There are a few ways I use them:
- Set up recurring invoices for ongoing clients. Set it up one time and your invoices are automatically sent each month;
- Set up subscriptions and send them a payment link, which then automatically charges their payment method (credit card or ACH) each billing period.
If you have a slightly more complicated revenue model, such as a percentage of managed spend and a flat rate per channel managed, then you need a slightly different setup.
The best advice I can give you here is to hire someone to do this work for you. The more time you spend determining what each client owes you each month, the less time you have to do work for paying clients!
Billing absolutely needs to happen consistently, as sometimes clients can take longer to pay than your payment terms, but it can be done pretty easily by a trained eye that you can pay less than what you are worth hourly to your clients. This is also another way to get more time – pay someone less than you make yourself per hour, get more hours back in your day/week/month that you can use to either bill more from clients or take your dog for a walk.
Automating reporting
Reporting can be a bit harder to automate and how you do it completely depends on the work you are offering and what you are tying your work back to.
I personally work with larger clients with dedicated analytics/data teams and so at the beginning we work together to get all of the important tracking in place. I also make sure to annotate their Analytics whenever a big release goes out so that we can tie performance back to changes we made.
Another way to do it is Dashboards within Google Analytics, if that is what your clients use. The vast majority of clients do, so this is a great place to give your clients transparency into where the numbers are going (if you are doing digital marketing consulting, for example). If you are building websites or something for clients, then your work being completed is probably all the reporting you need.
I tend to personally keep reporting for clients very light as I am working solely on strategy for them and doing audits, but agencies and consultants I speak with who do more services tend to also use tools like Klipfolio for easy dashboarding.
What about you?
What other questions do you have about running a profitable consulting business? I’d love to hear the challenges you have so I can help you out!
Note: some links within this post are affiliate links, meaning if you buy something through that link I may get paid a commission. I only recommend products that I personally use and pay for.

Thanks so much for sharing this info, John! I definitely can relate to falling into charging per hour. It wasn’t until recently that I just started shying away from that and even increasing my rates. And you’re absolutely right, if the client has an issue with your price, they’re not the right client for you. I know I never personally negotiate with other business owners on price because I know that time should not determine money. Experience and expertise should. It still can be a challenge communicating that though!
-Rachel
hi John, Thanks a lot for this article. So much advice for me as i look to break out on my own. I’ll no doubt be coming back here a few times. Duly subscribed!
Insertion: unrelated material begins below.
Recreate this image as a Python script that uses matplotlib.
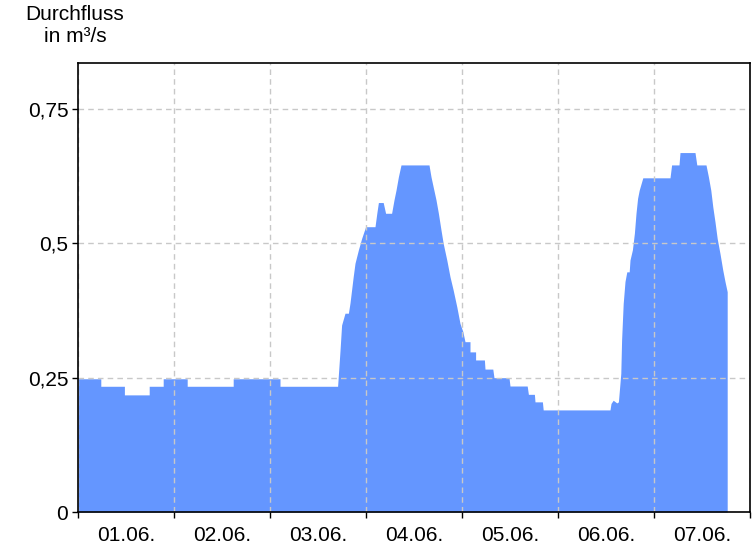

I use Freshbooks but don’t love it aside from billing automation. Stripe should be avoided for Canadians as billing takes 7 days for some reason but they say they are working to changing this. I would also say to avoid cheques and offer incentives for early payment. PayPal works but Elavon if you are doing any volume is ideal for a lot of savings.
Thanks for the feedback, Adam! When you say 7 days, is that to process or to get into your account? Honestly I don’t know that that is such a big deal because if you’re doing this right, then you’re not living payment to paycheck. Ideally you’ll have a balance that you can invest into other areas and pay yourself consistently.
I would avoid PayPal for anything major, as they’ve been known to freeze funds. And yes I agree to avoid checks. In order of what is best, ACH > Stripe/credit cards > cash > checks.